What is required: Count every line of the listing where the string "this" occurs, and reply with the count alone.

Record extracts:
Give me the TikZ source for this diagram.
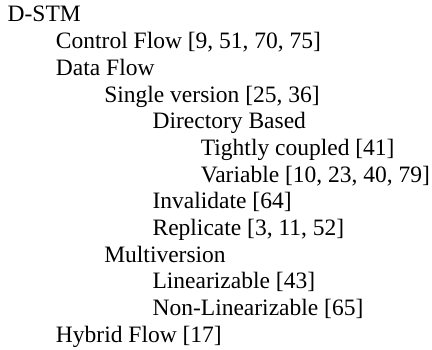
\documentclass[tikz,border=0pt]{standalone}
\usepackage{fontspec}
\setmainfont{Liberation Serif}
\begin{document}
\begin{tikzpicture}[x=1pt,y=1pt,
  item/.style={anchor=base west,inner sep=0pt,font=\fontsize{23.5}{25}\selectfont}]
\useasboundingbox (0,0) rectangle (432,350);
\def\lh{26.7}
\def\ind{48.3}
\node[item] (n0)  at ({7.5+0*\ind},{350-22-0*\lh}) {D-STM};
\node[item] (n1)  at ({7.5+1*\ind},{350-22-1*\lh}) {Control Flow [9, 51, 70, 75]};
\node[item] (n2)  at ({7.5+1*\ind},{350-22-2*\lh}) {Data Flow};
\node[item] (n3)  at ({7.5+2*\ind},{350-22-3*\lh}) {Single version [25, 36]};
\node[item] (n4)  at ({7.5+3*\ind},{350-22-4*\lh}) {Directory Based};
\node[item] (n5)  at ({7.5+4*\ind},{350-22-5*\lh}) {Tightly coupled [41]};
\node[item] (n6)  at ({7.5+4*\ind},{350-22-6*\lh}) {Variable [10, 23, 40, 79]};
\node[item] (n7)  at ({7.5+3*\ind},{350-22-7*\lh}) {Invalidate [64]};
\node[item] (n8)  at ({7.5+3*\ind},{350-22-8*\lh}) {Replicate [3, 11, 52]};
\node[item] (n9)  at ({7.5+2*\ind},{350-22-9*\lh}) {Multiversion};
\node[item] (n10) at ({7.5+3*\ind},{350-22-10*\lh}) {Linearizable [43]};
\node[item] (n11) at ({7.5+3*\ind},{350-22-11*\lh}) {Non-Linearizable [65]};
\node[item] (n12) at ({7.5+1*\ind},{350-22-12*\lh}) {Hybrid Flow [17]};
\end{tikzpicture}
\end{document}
---
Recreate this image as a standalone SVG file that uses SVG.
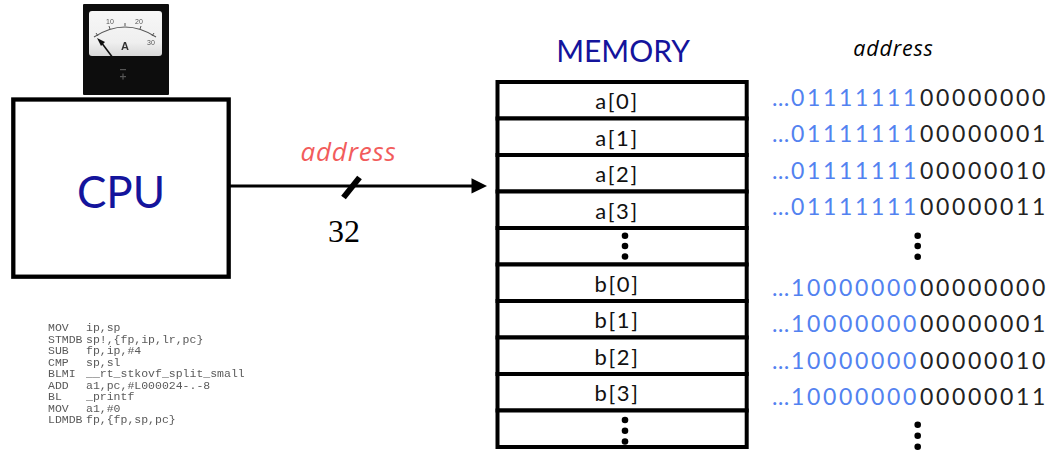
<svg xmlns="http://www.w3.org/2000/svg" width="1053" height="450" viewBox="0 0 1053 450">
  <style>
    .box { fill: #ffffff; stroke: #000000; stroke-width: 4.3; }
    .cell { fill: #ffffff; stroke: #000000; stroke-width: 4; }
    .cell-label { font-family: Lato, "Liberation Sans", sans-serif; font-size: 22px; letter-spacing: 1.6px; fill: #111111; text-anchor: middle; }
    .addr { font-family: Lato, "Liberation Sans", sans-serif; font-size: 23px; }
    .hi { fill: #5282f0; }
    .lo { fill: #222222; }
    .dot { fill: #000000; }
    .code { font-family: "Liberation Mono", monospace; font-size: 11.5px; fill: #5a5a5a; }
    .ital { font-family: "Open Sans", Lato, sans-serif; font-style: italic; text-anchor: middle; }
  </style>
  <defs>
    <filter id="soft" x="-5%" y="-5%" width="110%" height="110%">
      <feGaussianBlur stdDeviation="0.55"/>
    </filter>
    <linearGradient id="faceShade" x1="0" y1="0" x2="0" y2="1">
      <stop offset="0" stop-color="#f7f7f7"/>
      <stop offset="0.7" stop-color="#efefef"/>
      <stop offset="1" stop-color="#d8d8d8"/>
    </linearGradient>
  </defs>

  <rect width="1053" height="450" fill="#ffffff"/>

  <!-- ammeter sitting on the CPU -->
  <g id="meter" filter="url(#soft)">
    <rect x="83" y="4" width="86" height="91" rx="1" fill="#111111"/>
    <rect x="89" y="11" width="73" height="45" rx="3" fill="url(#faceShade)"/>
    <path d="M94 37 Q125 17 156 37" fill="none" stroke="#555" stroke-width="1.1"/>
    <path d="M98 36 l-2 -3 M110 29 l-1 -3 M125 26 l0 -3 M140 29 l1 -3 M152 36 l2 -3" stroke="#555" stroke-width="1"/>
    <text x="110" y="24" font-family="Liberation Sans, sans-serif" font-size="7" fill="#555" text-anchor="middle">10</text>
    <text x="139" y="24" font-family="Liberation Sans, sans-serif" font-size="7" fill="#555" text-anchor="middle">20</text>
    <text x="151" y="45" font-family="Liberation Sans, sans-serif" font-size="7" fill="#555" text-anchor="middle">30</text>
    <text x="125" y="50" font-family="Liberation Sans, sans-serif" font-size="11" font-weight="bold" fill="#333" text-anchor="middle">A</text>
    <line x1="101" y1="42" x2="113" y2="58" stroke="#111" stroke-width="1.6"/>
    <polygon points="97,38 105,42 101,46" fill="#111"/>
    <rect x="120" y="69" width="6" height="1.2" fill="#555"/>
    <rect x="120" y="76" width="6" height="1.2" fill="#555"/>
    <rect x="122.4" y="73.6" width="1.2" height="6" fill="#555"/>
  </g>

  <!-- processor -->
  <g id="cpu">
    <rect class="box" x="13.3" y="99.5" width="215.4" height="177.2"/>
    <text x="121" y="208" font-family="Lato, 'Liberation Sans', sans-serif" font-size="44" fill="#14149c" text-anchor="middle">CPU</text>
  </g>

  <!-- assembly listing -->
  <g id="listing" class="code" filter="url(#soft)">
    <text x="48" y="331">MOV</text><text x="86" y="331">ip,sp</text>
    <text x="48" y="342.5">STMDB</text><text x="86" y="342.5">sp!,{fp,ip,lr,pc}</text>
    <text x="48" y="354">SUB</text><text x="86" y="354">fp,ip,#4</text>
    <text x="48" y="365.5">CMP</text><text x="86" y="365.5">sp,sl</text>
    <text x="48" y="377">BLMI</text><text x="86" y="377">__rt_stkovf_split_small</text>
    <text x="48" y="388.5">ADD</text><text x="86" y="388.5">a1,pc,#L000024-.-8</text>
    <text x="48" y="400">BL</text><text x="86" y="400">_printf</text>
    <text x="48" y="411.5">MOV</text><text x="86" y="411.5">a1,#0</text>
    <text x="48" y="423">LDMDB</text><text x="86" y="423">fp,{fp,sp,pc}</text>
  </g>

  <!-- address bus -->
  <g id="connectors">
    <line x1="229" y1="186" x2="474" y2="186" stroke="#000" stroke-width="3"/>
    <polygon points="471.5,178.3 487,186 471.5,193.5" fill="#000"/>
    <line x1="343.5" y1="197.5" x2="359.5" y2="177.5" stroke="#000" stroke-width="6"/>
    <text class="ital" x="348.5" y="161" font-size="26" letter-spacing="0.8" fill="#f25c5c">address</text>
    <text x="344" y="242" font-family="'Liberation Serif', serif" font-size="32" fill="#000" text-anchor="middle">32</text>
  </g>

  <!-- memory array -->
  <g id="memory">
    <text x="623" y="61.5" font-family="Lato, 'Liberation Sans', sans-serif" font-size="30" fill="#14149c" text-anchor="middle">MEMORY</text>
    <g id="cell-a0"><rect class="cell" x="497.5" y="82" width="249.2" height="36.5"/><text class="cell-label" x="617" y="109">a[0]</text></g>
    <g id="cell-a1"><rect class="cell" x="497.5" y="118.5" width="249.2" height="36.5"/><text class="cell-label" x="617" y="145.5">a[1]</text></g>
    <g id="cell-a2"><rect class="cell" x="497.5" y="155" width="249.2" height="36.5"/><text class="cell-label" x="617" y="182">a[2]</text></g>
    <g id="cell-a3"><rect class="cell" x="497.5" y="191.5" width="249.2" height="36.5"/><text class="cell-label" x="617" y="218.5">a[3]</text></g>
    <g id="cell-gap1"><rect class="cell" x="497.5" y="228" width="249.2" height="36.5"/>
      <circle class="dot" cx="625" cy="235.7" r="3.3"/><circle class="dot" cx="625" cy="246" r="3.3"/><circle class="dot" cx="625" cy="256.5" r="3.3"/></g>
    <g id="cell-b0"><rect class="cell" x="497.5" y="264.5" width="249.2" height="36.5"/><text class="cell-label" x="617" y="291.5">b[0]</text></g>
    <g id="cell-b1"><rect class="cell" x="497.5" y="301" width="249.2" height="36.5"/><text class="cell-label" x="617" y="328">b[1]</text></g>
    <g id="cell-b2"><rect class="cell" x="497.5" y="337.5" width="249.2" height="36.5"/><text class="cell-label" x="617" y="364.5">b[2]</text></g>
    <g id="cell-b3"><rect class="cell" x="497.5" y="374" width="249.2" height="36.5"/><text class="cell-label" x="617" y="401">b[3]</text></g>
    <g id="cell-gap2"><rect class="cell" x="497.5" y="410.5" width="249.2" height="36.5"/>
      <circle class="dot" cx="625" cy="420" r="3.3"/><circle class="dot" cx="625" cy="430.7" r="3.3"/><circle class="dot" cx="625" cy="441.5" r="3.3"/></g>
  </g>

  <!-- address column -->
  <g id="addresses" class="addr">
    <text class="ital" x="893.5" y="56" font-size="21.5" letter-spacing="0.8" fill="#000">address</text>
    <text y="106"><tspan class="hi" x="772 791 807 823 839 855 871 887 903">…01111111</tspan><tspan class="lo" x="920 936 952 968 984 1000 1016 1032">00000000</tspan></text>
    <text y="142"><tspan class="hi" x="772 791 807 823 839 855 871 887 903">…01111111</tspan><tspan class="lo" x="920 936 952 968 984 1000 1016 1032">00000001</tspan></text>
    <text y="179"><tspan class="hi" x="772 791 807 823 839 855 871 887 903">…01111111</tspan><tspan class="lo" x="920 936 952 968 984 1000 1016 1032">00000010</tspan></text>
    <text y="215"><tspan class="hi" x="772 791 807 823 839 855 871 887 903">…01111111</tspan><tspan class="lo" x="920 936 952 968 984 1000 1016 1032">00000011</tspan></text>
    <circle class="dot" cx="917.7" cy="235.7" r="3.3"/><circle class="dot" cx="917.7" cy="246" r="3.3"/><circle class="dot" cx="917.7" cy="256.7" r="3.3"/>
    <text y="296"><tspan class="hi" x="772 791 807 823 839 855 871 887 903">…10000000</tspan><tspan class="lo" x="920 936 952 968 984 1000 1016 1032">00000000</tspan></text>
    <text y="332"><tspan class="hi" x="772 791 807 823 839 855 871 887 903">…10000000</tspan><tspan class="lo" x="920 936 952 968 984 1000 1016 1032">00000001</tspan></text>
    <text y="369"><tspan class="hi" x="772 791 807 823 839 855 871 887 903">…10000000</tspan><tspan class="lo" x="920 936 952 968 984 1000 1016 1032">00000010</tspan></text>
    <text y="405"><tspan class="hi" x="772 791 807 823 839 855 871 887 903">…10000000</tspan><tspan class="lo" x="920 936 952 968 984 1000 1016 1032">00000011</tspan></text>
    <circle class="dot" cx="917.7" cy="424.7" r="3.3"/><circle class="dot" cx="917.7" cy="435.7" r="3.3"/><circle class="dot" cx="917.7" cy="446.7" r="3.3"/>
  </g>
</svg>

The response: 2